In the midst of an extended road trip across the United States, Robert Frank pointed his camera lens at a passing trolley in New Orleans, took a single exposure, and then turned back to bustling Canal Street, where crowds of people swarmed the sidewalks. That single click of the shutter produced a picture with enduring clarity: a row of windows framing the street car’s passengers―white passengers in the front, black passengers in the back.
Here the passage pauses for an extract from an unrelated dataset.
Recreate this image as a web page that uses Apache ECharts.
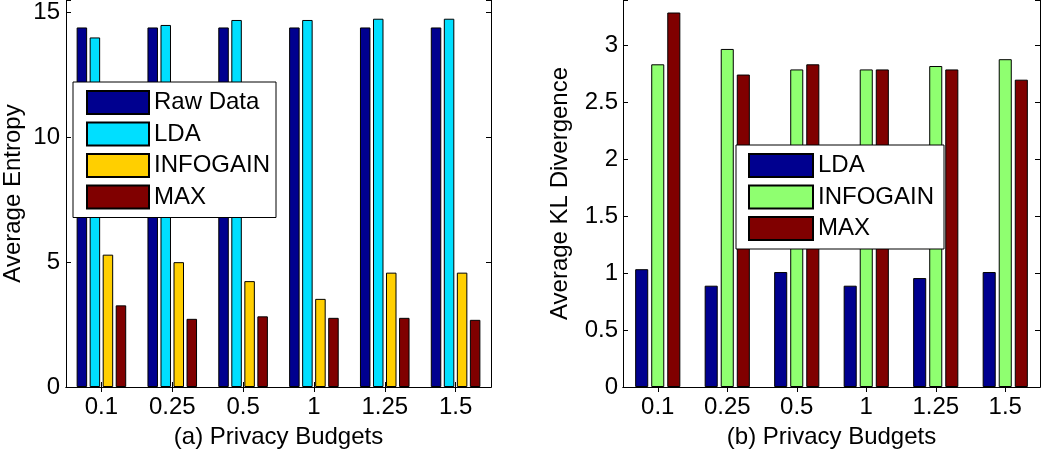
<!DOCTYPE html>
<html>
<head>
<meta charset="utf-8">
<script src="https://cdn.jsdelivr.net/npm/echarts@6/dist/echarts.min.js"></script>
<style>html,body{margin:0;padding:0;background:#fff;}#c{width:1050px;height:454px;}</style>
</head>
<body>
<div id="c"></div>
<script>
const categories = ['0.1', '0.25', '0.5', '1', '1.25', '1.5'];
// (a) Average Entropy
const entropyRaw = [14.4, 14.4, 14.4, 14.4, 14.4, 14.4];
const entropyLDA = [14.0, 14.5, 14.7, 14.7, 14.75, 14.75];
const entropyInfogain = [5.3, 5.0, 4.24, 3.53, 4.58, 4.58];
const entropyMax = [3.27, 2.73, 2.83, 2.77, 2.77, 2.69];
// (b) Average KL Divergence
const klLDA = [1.035, 0.89, 1.01, 0.89, 0.957, 1.01];
const klInfogain = [2.835, 2.97, 2.79, 2.79, 2.82, 2.88];
const klMax = [3.29, 2.745, 2.835, 2.79, 2.79, 2.70];
// tick labels
const entropyTicks = [0, 5, 10, 15];
const klTicks = [0, 0.5, 1, 1.5, 2, 2.5, 3];

const FONT = 'Liberation Sans, Arial, Helvetica, sans-serif';
const txt = { color: '#000', fontSize: 24, fontFamily: FONT };
const line = { show: true, lineStyle: { color: '#000', width: 1 } };
const tickIn = { show: true, inside: true, length: 5, lineStyle: { color: '#000', width: 1 } };

function xAxes(gi, name) {
  return [
    { type: 'category', gridIndex: gi, data: categories, position: 'bottom',
      axisLine: line, axisTick: Object.assign({ alignWithLabel: true }, tickIn),
      axisLabel: Object.assign({ margin: 8, interval: 0 }, txt),
      name: name, nameLocation: 'middle', nameGap: 38, nameTextStyle: txt },
    { type: 'category', gridIndex: gi, data: categories, position: 'top',
      axisLine: line, axisTick: Object.assign({ alignWithLabel: true }, tickIn),
      axisLabel: { show: false } }
  ];
}
function yAxes(gi, max, interval, ticks, name, gap, margin) {
  const fmt = v => {
    const hit = ticks.find(t => Math.abs(t - v) < 1e-9);
    return hit === undefined ? '' : String(hit);
  };
  return [
    { type: 'value', gridIndex: gi, min: 0, max: max, interval: interval, position: 'left',
      axisLine: line, axisTick: tickIn, splitLine: { show: false },
      axisLabel: Object.assign({ margin: margin, formatter: fmt, showMaxLabel: true }, txt),
      name: name, nameLocation: 'middle', nameGap: gap, nameTextStyle: txt },
    { type: 'value', gridIndex: gi, min: 0, max: max, interval: interval, position: 'right',
      axisLine: line, axisTick: tickIn, splitLine: { show: false }, axisLabel: { show: false } }
  ];
}
function bar(name, data, color, xi, yi, cat, gap) {
  return { type: 'bar', name: name, data: data, xAxisIndex: xi, yAxisIndex: yi,
    barCategoryGap: cat, barGap: gap,
    itemStyle: { color: color, borderColor: '#000', borderWidth: 1 } };
}

const chart = echarts.init(document.getElementById('c'), null, { renderer: 'canvas' });
chart.setOption({
  animation: false,
  backgroundColor: '#fff',
  grid: [
    { left: 66, top: 0, width: 425, height: 392 },
    { left: 623, top: 0, width: 417, height: 392 }
  ],
  xAxis: xAxes(0, '(a) Privacy Budgets').concat(xAxes(1, '(b) Privacy Budgets')),
  yAxis: yAxes(0, 15.5, 5, entropyTicks, 'Average Entropy', 41, 6)
    .concat(yAxes(1, 3.4, 0.5, klTicks, 'Average KL Divergence', 51, 5)),
  legend: [
    { orient: 'vertical', left: 73, top: 82, itemWidth: 62, itemHeight: 23, itemGap: 6.5,
      padding: [8, 6, 8, 13], backgroundColor: '#fff', borderColor: '#000', borderWidth: 1,
      textStyle: txt, icon: 'rect', z: 10,
      data: ['Raw Data', 'LDA', 'INFOGAIN', 'MAX'] },
    { orient: 'vertical', left: 736, top: 145, itemWidth: 64, itemHeight: 23, itemGap: 6.5,
      padding: [8, 10, 8, 12], backgroundColor: '#fff', borderColor: '#000', borderWidth: 1,
      textStyle: txt, icon: 'rect', z: 10,
      formatter: n => n.replace(' (b)', ''),
      data: ['LDA (b)', 'INFOGAIN (b)', 'MAX (b)'] }
  ],
  series: [
    bar('Raw Data', entropyRaw, '#00008F', 0, 0, '30%', '24%'),
    bar('LDA', entropyLDA, '#00DFFF', 0, 0, '30%', '24%'),
    bar('INFOGAIN', entropyInfogain, '#FFCF00', 0, 0, '30%', '24%'),
    bar('MAX', entropyMax, '#800000', 0, 0, '30%', '24%'),
    bar('LDA (b)', klLDA, '#00008F', 2, 2, '35%', '23%'),
    bar('INFOGAIN (b)', klInfogain, '#8FFF70', 2, 2, '35%', '23%'),
    bar('MAX (b)', klMax, '#800000', 2, 2, '35%', '23%')
  ]
});
</script>
</body>
</html>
Frank captured individual faces gazing from each rectangular frame, from the weary black man in his work shirt, to the young white girl just in front of him, her hand resting on the wooden sign that designated areas segregated by race. In 1958, Frank wrote: “With these photographs, I have attempted to show a cross-section of the American population. My effort was to express it simply and without confusion.” By the time The Americans was published in the United States in 1959 (he managed to publish a French edition the previous year), with this image now appearing on its front cover, New Orleans street cars and buses had been desegregated through a May 30, 1958 court order. But Jim Crow was still in full swing, the 1960s Civil Rights struggles still ahead. An essay by curator Lucy Gallun conveys how this image continues to reverberate in new contexts today.
About the Author
Lucy Gallun is Associate Curator in The Robert B. Menschel Department of Photography at The Museum of Modern Art in New York. Robert Frank (American, born Switzerland, 1924–2019) is one of the most influential artists of the twentieth century who arrived in New York City in 1947 and lived between there and Nova Scotia until his death last year. With the support of his first Guggenheim Fellowship in 1955, Frank made a two-year road trip across the United States, resulting in his landmark book, The Americans. Frank moved fluidly between mediums – photography, film, and photobook – for most of his career, incorporating text and experimental processes into his often autobiographical work.